We're talking about "batteries included", not a nuclear reactor. (Thanks to Nick for that great analogy!)
This is a fairly narrow and deterministic set of requirements:
- test whether a number is prime; - return some primes;
and maybe a couple of other related functions. Not a data structure, where we have to make serious tradeoffs in the type of values they support (hashable, orderable, or any arbitrary value, say) and what can be done with them. We already know what we have to support : ints, as large as will fit in memory.
While of course there are efficiency trade-offs, at the point you really care about them, you're in nuclear reactor territory and are probably using some library too specialised even for numpy *wink*
There is no reason why primality testing can't be deterministic up to 2**64, and probabilistic with a ludicrously small chance of false positives beyond that. The implementation I use can be expected to fail on average once every 18 thousand years if you did nothing but test primes every millisecond of the day, 24 hours a day. That's good enough for most purposes :-)
I'm not saying there definitely IS NOT a reasonable compromise approach to these things, but I'd have to judge concrete suggestions... Or better still, people with better knowledge of number theory than mine should make those judgements.
Miller-Rabin + trial division by the first few small primes is the work-horse of primality testing. There are "better, faster" algorithms, but they are more complex (more risk of bugs) and probably don't show any improvement until you're dealing with huge numbers. I mean *really* huge. My pure-Python version of Miller-Rabin takes:
about 4.7 seconds to test 2**800 + 1; less than a tenth of a millisecond to test 2**900 + 1; and about 8.6 seconds to test 2**1000 + 1.

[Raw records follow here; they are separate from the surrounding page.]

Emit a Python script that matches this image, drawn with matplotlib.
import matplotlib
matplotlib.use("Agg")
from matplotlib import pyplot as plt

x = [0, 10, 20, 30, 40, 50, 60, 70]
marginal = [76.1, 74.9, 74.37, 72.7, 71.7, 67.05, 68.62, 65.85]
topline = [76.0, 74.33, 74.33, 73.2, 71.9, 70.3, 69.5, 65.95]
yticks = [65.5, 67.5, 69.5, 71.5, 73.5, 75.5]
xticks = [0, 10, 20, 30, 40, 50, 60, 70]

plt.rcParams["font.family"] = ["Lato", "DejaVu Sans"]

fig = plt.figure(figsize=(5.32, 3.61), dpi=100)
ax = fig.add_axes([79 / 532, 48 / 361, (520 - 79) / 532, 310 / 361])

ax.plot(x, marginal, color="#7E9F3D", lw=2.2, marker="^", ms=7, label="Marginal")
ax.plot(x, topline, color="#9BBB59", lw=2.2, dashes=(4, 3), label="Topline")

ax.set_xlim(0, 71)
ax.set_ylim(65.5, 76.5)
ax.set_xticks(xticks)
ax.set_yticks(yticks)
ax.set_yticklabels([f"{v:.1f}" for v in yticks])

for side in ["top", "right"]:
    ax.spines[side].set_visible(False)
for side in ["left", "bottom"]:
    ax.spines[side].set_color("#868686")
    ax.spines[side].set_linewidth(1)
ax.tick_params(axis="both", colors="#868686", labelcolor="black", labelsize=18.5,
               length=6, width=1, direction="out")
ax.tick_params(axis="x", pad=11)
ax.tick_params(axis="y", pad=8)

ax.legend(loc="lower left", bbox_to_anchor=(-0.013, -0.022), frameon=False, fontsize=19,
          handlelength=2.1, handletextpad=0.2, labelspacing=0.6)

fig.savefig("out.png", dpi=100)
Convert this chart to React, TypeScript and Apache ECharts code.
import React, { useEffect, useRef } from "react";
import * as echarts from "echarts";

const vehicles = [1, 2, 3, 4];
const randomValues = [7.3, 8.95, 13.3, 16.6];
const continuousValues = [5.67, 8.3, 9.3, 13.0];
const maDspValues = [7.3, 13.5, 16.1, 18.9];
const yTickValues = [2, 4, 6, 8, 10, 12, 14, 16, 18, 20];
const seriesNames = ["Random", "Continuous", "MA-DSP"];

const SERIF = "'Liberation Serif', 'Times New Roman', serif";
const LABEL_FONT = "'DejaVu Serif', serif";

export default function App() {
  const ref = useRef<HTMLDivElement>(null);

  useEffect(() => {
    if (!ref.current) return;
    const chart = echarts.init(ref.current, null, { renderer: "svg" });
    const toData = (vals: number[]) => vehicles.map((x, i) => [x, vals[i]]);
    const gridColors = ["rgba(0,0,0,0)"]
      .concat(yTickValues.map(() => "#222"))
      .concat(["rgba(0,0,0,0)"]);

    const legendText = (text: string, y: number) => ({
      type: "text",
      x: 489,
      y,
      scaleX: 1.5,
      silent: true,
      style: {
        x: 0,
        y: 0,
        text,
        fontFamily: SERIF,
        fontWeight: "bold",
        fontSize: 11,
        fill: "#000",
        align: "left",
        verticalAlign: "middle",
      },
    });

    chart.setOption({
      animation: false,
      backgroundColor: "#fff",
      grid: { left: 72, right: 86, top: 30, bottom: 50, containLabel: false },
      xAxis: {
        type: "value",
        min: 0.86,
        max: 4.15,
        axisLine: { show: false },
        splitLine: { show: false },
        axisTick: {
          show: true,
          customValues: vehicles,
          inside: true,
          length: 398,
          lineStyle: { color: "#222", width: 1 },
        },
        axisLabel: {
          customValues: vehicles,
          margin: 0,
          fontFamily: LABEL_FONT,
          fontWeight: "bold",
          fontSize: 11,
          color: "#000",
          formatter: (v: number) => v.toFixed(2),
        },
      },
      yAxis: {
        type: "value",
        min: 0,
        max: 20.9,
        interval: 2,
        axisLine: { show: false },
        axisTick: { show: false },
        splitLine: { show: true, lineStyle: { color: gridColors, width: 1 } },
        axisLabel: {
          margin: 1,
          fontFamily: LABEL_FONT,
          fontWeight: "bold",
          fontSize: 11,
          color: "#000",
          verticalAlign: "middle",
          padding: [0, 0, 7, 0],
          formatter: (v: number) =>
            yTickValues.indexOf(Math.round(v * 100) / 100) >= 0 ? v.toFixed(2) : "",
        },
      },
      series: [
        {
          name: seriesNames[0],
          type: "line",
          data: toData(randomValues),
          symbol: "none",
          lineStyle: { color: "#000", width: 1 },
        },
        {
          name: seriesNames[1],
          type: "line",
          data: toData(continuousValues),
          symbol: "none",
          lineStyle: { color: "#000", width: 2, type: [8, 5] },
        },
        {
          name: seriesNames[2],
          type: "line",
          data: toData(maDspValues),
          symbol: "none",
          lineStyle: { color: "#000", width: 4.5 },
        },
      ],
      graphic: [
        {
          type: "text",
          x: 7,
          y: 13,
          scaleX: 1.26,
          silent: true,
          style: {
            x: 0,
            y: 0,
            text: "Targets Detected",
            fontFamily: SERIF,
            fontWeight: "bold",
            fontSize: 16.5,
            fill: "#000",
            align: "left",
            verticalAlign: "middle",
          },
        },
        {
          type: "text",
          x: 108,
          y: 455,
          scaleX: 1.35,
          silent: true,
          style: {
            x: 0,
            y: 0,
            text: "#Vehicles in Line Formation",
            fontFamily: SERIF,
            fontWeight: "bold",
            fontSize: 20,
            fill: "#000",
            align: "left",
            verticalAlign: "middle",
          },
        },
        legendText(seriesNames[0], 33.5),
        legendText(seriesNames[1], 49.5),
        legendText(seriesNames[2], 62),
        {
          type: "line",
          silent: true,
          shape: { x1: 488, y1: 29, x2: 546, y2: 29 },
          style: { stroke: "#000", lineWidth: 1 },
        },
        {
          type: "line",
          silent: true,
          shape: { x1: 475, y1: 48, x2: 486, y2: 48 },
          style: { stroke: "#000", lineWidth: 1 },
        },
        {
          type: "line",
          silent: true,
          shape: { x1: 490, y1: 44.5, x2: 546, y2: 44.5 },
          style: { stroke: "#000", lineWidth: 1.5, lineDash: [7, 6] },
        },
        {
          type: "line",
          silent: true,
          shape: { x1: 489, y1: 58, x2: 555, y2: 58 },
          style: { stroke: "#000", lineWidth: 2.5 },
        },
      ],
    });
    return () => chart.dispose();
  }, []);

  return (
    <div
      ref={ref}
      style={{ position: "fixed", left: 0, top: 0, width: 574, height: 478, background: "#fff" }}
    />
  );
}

(None of which are prime.) On a less old-and-tired computer, you can probably divide those numbers by, oh, five or ten.
You probably won't find any record-breaking Mersenne Primes using my version (certainly not on *my* computer), but I think it would be good enough for the standard library if we decided to add an isprime() function.

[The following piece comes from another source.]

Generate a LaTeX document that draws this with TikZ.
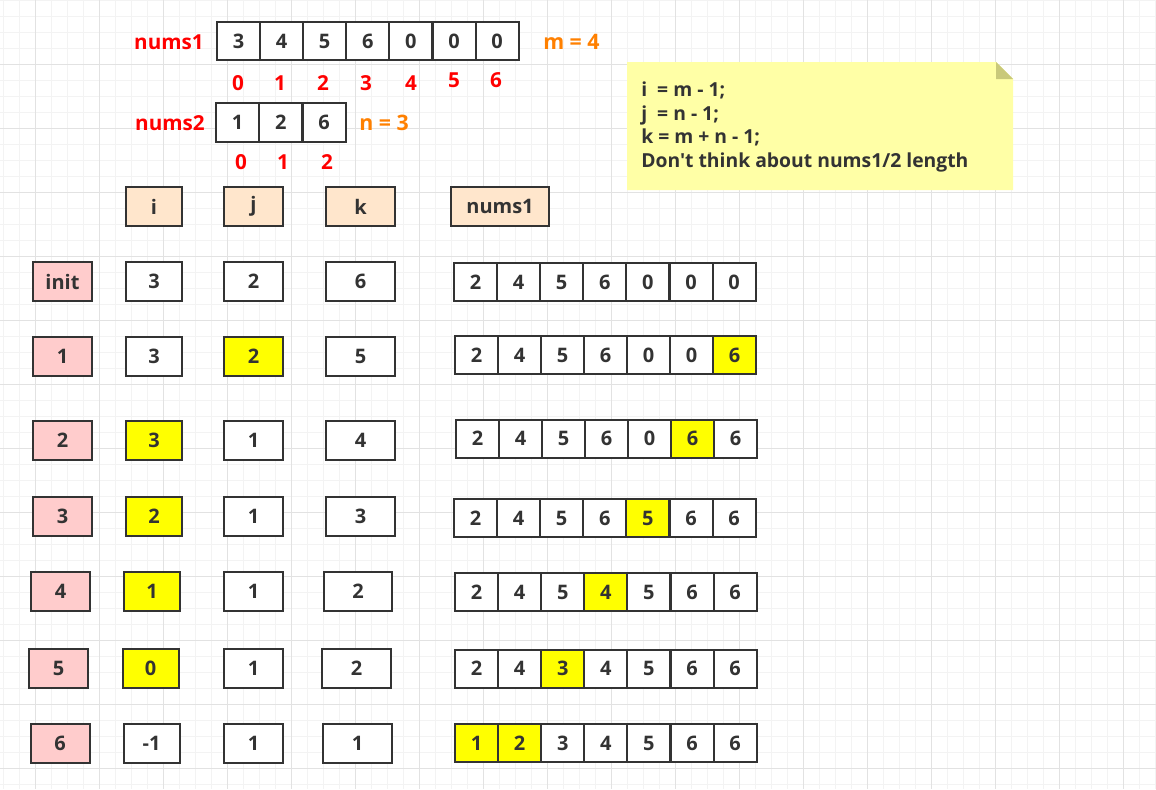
\documentclass[tikz,border=0pt]{standalone}
\usepackage{fontspec}
\setmainfont{Open Sans}[Ligatures=TeXOff]
\definecolor{gridminor}{HTML}{F3F3F3}
\definecolor{gridmajor}{HTML}{E2E2E2}
\definecolor{ink}{HTML}{333333}
\definecolor{steppink}{HTML}{FFCCCC}
\definecolor{headpeach}{HTML}{FFE6CC}
\definecolor{hl}{HTML}{FFFF00}
\definecolor{notefill}{HTML}{FFFFA6}
\definecolor{notefold}{HTML}{C9C97A}
\definecolor{idxred}{HTML}{FF0000}
\definecolor{lenorange}{HTML}{FF8000}

\begin{document}
\begin{tikzpicture}[x=0.75pt,y=-0.75pt,
    box/.style={draw=ink,line width=1.5pt,fill=white,text=ink,inner sep=0pt,
        font=\fontsize{15}{18}\selectfont\bfseries,minimum height=29.25pt},
    stepbox/.style={box,fill=steppink,minimum width=44.25pt},
    headbox/.style={box,fill=headpeach},
    ibox/.style={box,minimum width=42pt},
    jbox/.style={box,minimum width=44.25pt},
    kbox/.style={box,minimum width=51.5pt},
    cell/.style={box,minimum width=32.25pt,minimum height=28.5pt},
    idx/.style={text=idxred,font=\fontsize{15.5}{18}\selectfont\bfseries,inner sep=0pt},
    len/.style={text=lenorange,font=\fontsize{16}{18}\selectfont\bfseries,inner sep=0pt}]
    % background grid
    \useasboundingbox (0,0) rectangle (1156,789);
    \fill[white] (0,0) rectangle (1156,789);
    \foreach \x in {3,19,...,1155} \draw[gridminor,line width=0.75pt] (\x,0) -- (\x,789);
    \foreach \y in {0,16,...,789} \draw[gridminor,line width=0.75pt] (0,\y) -- (1156,\y);
    \foreach \x in {35,99,...,1155} \draw[gridmajor,line width=0.75pt] (\x,0) -- (\x,789);
    \foreach \y in {64,128,...,789} \draw[gridmajor,line width=0.75pt] (0,\y) -- (1156,\y);

    % input arrays
    \node[idx,anchor=east] (n1) at (204,42) {nums1};
    \foreach \v [count=\c from 0] in {3,4,5,6,0,0,0}
        \node[cell,minimum height=28.5pt] (n1-\c) at ({238.5+43.1*\c},41) {\v};
    \node[len,anchor=west] (m) at (543,42) {m = 4};
    \foreach \v/\x/\y in {0/238/83,1/280/83,2/323/83,3/366/83,4/411/83,5/454/80,6/496/80}
        \node[idx] (p1-\v) at (\x,\y) {\v};
    \node[idx,anchor=east] (n2) at (205,123) {nums2};
    \foreach \v [count=\c from 0] in {1,2,6}
        \node[cell,minimum height=29.25pt] (n2-\c) at ({237.5+43.3*\c},122.5) {\v};
    \node[len,anchor=west] (n) at (359,123) {n = 3};
    \foreach \v/\x in {0/241,1/283,2/327}
        \node[idx] (p2-\v) at (\x,162) {\v};

    % note
    \fill[notefill] (627,62) -- (996,62) -- (1013,79) -- (1013,190) -- (627,190) -- cycle;
    \fill[notefold] (996,62) -- (996,79) -- (1013,79) -- cycle;
    \node[anchor=west,align=left,text=ink,inner sep=0pt,
        font=\fontsize{14.5}{17.8}\selectfont\bfseries] (note) at (641,127)
        {i\ \ = m - 1;\\j\ \ = n - 1;\\k = m + n - 1;\\Don't think about nums1/2 length};

    % header
    \node[headbox,minimum width=42pt] (hi) at (154,206.5) {i};
    \node[headbox,minimum width=44.25pt] (hj) at (253.5,206.5) {j};
    \node[headbox,minimum width=51.5pt] (hk) at (360.5,206.5) {k};
    \node[headbox,minimum width=73.5pt] (hn) at (500,206.5) {nums1};

    % init
    \node[stepbox] (s0) at (62.5,281.5) {init};
    \node[ibox] (i0) at (154,281.5) {3};
    \node[jbox] (j0) at (253.5,281.5) {2};
    \node[kbox] (k0) at (360.5,281.5) {6};
    \foreach \v/\f [count=\c from 0] in {2/white,4/white,5/white,6/white,0/white,0/white,0/white}
        \node[cell,fill=\f] (a0-\c) at ({475.5+43.1*\c},282) {\v};

    % step 1
    \node[stepbox] (s1) at (62.5,356) {1};
    \node[ibox] (i1) at (154,356) {3};
    \node[jbox,fill=hl] (j1) at (253.5,356) {2};
    \node[kbox] (k1) at (360.5,356) {5};
    \foreach \v/\f [count=\c from 0] in {2/white,4/white,5/white,6/white,0/white,0/white,6/hl}
        \node[cell,fill=\f] (a1-\c) at ({476.5+43*\c},355) {\v};

    % step 2
    \node[stepbox] (s2) at (62.5,440.5) {2};
    \node[ibox,fill=hl] (i2) at (154,440.5) {3};
    \node[jbox] (j2) at (253.5,440.5) {1};
    \node[kbox] (k2) at (360.5,440.5) {4};
    \foreach \v/\f [count=\c from 0] in {2/white,4/white,5/white,6/white,0/white,6/hl,6/white}
        \node[cell,fill=\f] (a2-\c) at ({477.5+43*\c},438.5) {\v};

    % step 3
    \node[stepbox] (s3) at (62.5,516) {3};
    \node[ibox,fill=hl] (i3) at (154,516) {2};
    \node[jbox] (j3) at (253.5,516) {1};
    \node[kbox] (k3) at (360.5,516) {3};
    \foreach \v/\f [count=\c from 0] in {2/white,4/white,5/white,6/white,5/hl,6/white,6/white}
        \node[cell,fill=\f] (a3-\c) at ({475.5+43.1*\c},518) {\v};

    % step 4
    \node[stepbox] (s4) at (60.5,591.5) {4};
    \node[ibox,fill=hl] (i4) at (152,591.5) {1};
    \node[jbox] (j4) at (253.5,591.5) {1};
    \node[kbox] (k4) at (358,591.5) {2};
    \foreach \v/\f [count=\c from 0] in {2/white,4/white,5/white,4/hl,5/white,6/white,6/white}
        \node[cell,fill=\f] (a4-\c) at ({476.5+43.1*\c},592) {\v};

    % step 5
    \node[stepbox] (s5) at (58.5,668.5) {5};
    \node[ibox,fill=hl] (i5) at (150.5,668.5) {0};
    \node[jbox] (j5) at (253.5,668.5) {1};
    \node[kbox] (k5) at (356.5,668.5) {2};
    \foreach \v/\f [count=\c from 0] in {2/white,4/white,3/hl,4/white,5/white,6/white,6/white}
        \node[cell,fill=\f] (a5-\c) at ({476.5+43.1*\c},668.5) {\v};

    % step 6
    \node[stepbox] (s6) at (60,743.5) {6};
    \node[ibox] (i6) at (151.5,743.5) {-1};
    \node[jbox] (j6) at (253.5,743.5) {1};
    \node[kbox] (k6) at (357.5,743.5) {1};
    \foreach \v/\f [count=\c from 0] in {1/hl,2/hl,3/white,4/white,5/white,6/white,6/white}
        \node[cell,fill=\f] (a6-\c) at ({476.5+43.1*\c},743) {\v};
\end{tikzpicture}
\end{document}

As far as generating primes, there's a lot more choices, but since they all do the same thing (generate prime numbers) we can easily swap one implementation for another and nobody will even know unless they're timing it.
*If* it is desirable to have this in the stdlib, we shouldn't be paralysed by implementation choice. We can start with something "good enough", and move to more complex implementations when and if somebody wants to do the work.